■ Goal of the exercise ■
Retype every line from the start of the entries below down to the line with "1.74e-3, 1.79e-3, 1.82e-3];", both ends included; skip the pictures.

---- Available records

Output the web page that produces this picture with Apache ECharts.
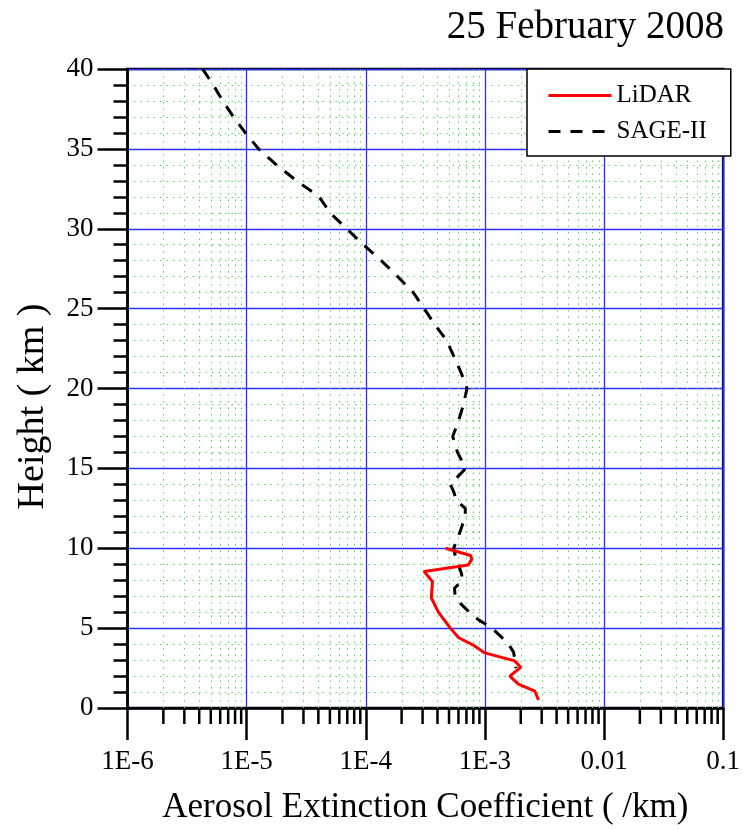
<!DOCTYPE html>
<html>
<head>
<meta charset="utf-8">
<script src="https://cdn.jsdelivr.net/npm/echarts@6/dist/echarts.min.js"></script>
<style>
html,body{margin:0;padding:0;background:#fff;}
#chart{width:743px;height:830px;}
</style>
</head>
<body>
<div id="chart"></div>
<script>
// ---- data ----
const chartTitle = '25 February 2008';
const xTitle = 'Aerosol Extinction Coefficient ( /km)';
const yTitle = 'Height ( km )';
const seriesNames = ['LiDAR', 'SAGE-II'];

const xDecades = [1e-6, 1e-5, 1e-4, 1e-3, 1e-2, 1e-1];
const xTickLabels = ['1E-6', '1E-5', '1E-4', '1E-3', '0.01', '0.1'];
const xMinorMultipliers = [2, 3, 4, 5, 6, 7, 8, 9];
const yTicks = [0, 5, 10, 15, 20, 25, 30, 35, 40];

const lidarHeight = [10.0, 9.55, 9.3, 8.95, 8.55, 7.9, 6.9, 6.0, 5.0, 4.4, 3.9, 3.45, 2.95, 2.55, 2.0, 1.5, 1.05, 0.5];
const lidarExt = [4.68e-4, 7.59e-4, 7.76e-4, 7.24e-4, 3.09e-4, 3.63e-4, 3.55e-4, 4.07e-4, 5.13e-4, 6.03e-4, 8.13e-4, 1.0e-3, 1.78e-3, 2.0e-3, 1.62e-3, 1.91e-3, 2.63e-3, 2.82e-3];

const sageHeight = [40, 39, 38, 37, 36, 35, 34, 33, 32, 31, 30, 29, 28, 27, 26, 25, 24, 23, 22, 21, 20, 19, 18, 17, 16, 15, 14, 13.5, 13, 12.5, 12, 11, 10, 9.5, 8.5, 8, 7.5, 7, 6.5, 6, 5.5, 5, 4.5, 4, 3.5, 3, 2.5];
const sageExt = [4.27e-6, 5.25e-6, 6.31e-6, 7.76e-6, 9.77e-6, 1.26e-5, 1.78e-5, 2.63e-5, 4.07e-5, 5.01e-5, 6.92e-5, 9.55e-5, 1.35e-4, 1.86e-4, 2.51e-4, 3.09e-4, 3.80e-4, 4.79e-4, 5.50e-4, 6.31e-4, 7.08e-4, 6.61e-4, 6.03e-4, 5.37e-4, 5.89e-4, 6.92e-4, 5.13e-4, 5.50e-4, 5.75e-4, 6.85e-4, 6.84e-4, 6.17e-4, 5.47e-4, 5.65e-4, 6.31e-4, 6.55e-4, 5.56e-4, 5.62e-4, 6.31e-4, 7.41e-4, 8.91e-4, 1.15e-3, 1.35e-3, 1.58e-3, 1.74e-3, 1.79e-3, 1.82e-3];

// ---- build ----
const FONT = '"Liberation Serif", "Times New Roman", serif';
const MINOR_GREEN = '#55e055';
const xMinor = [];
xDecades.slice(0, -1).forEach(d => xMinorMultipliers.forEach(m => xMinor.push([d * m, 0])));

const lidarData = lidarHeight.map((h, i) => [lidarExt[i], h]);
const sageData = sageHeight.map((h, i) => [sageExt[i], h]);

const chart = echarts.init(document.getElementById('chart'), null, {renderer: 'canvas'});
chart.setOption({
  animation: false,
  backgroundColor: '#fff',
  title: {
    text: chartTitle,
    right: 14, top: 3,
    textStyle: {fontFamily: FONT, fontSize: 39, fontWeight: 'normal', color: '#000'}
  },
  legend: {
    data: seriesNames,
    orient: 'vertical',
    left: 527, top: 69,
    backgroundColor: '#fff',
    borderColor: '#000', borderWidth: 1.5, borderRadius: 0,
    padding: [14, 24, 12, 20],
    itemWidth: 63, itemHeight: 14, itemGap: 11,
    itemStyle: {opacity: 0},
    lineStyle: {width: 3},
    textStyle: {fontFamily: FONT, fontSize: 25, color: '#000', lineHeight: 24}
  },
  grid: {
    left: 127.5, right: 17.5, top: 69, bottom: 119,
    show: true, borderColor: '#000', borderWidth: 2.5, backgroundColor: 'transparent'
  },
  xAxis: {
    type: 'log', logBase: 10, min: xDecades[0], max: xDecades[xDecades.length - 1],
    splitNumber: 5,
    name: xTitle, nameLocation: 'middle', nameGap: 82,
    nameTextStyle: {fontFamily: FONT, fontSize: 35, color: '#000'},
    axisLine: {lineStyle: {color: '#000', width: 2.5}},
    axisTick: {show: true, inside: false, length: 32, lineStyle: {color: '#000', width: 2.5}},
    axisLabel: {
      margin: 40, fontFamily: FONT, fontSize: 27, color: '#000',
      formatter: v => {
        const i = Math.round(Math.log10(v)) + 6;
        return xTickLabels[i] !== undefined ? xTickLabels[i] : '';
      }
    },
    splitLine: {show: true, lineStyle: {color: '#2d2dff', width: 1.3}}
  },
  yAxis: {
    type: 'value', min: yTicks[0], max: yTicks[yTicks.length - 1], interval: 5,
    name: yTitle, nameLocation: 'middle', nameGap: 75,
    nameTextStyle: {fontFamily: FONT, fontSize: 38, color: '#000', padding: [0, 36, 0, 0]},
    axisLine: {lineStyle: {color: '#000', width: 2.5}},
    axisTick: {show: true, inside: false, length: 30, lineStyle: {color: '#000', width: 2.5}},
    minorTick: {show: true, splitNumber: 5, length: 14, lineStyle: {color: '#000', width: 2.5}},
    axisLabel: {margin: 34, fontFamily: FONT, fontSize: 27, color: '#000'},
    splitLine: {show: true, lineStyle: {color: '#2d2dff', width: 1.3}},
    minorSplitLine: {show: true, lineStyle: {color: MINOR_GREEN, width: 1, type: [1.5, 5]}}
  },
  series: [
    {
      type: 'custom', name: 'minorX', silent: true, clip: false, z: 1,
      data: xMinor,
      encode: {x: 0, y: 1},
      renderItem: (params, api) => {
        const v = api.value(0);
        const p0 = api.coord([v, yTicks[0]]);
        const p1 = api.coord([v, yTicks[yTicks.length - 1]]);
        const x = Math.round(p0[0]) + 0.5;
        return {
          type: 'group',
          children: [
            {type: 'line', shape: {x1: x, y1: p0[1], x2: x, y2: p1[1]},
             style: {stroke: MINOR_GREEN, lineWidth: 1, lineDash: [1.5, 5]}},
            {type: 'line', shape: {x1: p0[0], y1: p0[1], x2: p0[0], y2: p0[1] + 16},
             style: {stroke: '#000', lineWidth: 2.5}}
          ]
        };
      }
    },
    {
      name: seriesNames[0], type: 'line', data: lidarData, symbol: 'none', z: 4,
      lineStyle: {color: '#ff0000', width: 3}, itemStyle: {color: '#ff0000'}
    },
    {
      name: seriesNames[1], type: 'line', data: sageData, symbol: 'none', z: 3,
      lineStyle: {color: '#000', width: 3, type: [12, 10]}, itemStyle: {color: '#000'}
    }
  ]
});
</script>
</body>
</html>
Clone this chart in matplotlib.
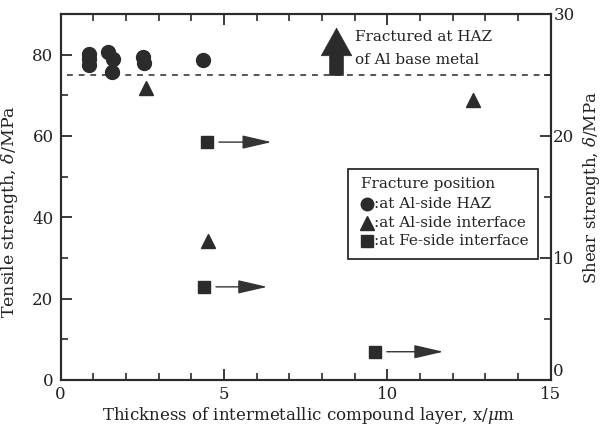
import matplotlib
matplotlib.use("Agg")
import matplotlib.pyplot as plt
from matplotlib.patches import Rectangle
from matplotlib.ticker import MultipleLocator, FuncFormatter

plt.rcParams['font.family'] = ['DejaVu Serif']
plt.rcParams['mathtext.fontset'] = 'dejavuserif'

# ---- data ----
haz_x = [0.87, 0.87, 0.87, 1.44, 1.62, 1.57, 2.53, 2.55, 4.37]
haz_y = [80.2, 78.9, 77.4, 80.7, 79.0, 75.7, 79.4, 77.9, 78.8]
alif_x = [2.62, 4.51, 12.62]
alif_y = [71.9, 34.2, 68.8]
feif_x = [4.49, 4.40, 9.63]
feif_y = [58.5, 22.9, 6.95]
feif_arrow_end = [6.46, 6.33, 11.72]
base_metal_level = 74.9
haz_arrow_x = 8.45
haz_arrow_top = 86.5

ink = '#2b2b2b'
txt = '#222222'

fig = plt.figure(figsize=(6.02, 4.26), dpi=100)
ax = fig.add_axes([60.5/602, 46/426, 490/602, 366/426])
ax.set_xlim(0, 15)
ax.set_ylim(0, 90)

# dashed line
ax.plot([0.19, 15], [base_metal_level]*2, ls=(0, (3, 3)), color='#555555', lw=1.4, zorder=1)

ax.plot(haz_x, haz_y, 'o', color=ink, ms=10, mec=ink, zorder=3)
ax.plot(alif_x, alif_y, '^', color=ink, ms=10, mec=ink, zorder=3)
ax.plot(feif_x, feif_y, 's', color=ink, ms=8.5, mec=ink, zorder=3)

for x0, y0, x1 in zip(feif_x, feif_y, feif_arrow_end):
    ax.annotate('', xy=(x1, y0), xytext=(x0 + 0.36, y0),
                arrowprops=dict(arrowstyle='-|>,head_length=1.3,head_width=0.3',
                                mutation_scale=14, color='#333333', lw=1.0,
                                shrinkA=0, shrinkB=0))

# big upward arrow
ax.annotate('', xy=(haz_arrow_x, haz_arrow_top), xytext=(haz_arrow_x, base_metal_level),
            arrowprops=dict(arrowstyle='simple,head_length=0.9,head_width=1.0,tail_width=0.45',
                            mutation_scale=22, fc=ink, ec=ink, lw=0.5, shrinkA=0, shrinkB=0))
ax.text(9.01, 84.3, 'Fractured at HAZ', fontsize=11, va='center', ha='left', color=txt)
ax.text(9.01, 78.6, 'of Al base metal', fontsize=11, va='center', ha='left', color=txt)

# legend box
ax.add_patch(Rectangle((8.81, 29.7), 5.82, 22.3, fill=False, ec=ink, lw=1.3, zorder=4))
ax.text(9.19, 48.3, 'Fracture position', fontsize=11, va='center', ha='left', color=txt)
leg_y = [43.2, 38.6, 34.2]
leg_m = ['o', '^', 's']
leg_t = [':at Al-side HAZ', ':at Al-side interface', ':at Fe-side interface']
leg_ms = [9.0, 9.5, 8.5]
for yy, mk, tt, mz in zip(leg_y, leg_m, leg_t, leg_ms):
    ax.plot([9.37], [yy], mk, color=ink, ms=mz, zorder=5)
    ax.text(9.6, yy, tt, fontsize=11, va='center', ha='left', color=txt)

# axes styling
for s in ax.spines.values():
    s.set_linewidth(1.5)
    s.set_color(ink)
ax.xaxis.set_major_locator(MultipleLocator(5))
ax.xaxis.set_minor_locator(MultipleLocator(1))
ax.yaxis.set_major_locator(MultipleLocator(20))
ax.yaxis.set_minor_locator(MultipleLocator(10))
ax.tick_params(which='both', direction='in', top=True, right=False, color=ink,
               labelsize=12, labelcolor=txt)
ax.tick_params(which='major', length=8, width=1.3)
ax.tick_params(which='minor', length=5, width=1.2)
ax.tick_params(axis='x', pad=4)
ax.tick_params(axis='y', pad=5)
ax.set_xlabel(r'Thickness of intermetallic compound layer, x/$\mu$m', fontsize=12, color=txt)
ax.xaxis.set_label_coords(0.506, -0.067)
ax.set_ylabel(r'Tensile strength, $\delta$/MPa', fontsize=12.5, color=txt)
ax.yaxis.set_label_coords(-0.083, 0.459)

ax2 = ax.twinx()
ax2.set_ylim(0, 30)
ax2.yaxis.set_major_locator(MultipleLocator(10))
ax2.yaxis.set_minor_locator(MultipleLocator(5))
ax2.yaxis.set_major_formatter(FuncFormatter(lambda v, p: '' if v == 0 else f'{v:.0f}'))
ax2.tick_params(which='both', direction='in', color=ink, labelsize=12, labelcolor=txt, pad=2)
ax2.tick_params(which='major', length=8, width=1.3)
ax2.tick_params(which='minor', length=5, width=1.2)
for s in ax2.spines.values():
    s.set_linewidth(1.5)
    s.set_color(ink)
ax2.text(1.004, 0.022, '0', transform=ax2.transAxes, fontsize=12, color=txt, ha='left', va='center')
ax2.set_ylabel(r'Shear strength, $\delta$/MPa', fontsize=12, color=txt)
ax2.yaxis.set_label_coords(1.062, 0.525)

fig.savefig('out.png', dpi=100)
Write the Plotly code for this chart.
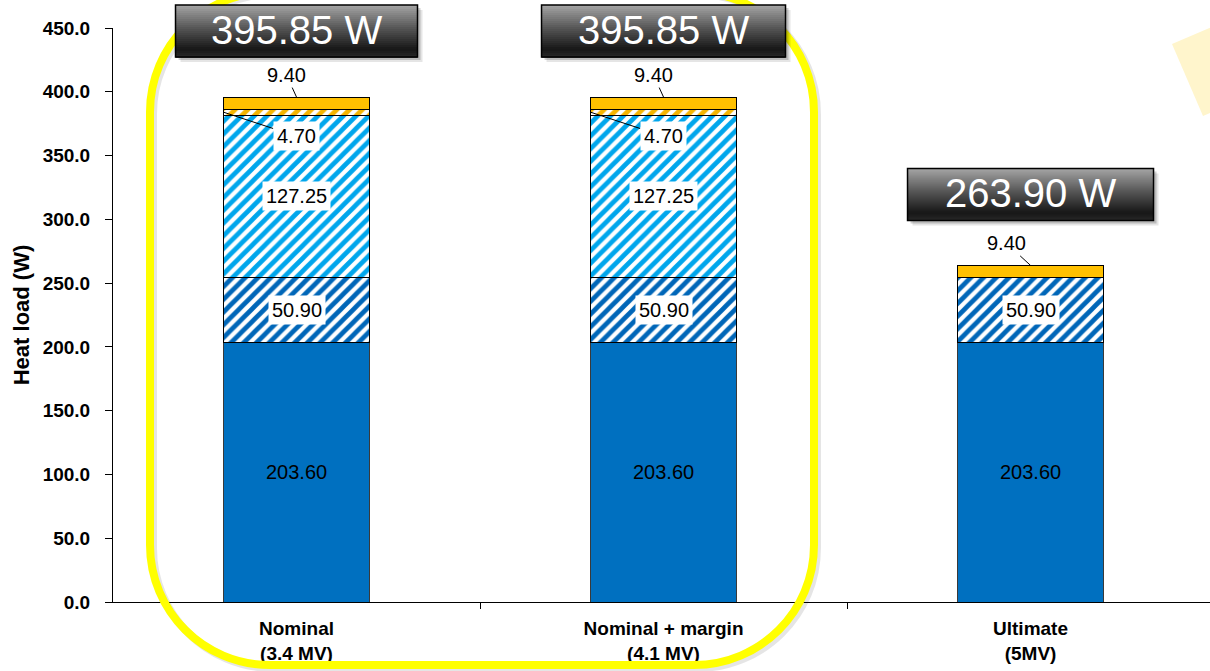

--------

■ Response below ■
Output the web page that produces this picture with Apache ECharts.
<!DOCTYPE html>
<html>
<head>
<meta charset="utf-8">
<script src="https://cdn.jsdelivr.net/npm/echarts@6/dist/echarts.min.js"></script>
<style>
html,body{margin:0;padding:0;background:#fff;}
#chart{width:743px;height:830px;}
</style>
</head>
<body>
<div id="chart"></div>
<script>
// ---- data ----
const chartTitle = '25 February 2008';
const xTitle = 'Aerosol Extinction Coefficient ( /km)';
const yTitle = 'Height ( km )';
const seriesNames = ['LiDAR', 'SAGE-II'];

const xDecades = [1e-6, 1e-5, 1e-4, 1e-3, 1e-2, 1e-1];
const xTickLabels = ['1E-6', '1E-5', '1E-4', '1E-3', '0.01', '0.1'];
const xMinorMultipliers = [2, 3, 4, 5, 6, 7, 8, 9];
const yTicks = [0, 5, 10, 15, 20, 25, 30, 35, 40];

const lidarHeight = [10.0, 9.55, 9.3, 8.95, 8.55, 7.9, 6.9, 6.0, 5.0, 4.4, 3.9, 3.45, 2.95, 2.55, 2.0, 1.5, 1.05, 0.5];
const lidarExt = [4.68e-4, 7.59e-4, 7.76e-4, 7.24e-4, 3.09e-4, 3.63e-4, 3.55e-4, 4.07e-4, 5.13e-4, 6.03e-4, 8.13e-4, 1.0e-3, 1.78e-3, 2.0e-3, 1.62e-3, 1.91e-3, 2.63e-3, 2.82e-3];

const sageHeight = [40, 39, 38, 37, 36, 35, 34, 33, 32, 31, 30, 29, 28, 27, 26, 25, 24, 23, 22, 21, 20, 19, 18, 17, 16, 15, 14, 13.5, 13, 12.5, 12, 11, 10, 9.5, 8.5, 8, 7.5, 7, 6.5, 6, 5.5, 5, 4.5, 4, 3.5, 3, 2.5];
const sageExt = [4.27e-6, 5.25e-6, 6.31e-6, 7.76e-6, 9.77e-6, 1.26e-5, 1.78e-5, 2.63e-5, 4.07e-5, 5.01e-5, 6.92e-5, 9.55e-5, 1.35e-4, 1.86e-4, 2.51e-4, 3.09e-4, 3.80e-4, 4.79e-4, 5.50e-4, 6.31e-4, 7.08e-4, 6.61e-4, 6.03e-4, 5.37e-4, 5.89e-4, 6.92e-4, 5.13e-4, 5.50e-4, 5.75e-4, 6.85e-4, 6.84e-4, 6.17e-4, 5.47e-4, 5.65e-4, 6.31e-4, 6.55e-4, 5.56e-4, 5.62e-4, 6.31e-4, 7.41e-4, 8.91e-4, 1.15e-3, 1.35e-3, 1.58e-3, 1.74e-3, 1.79e-3, 1.82e-3];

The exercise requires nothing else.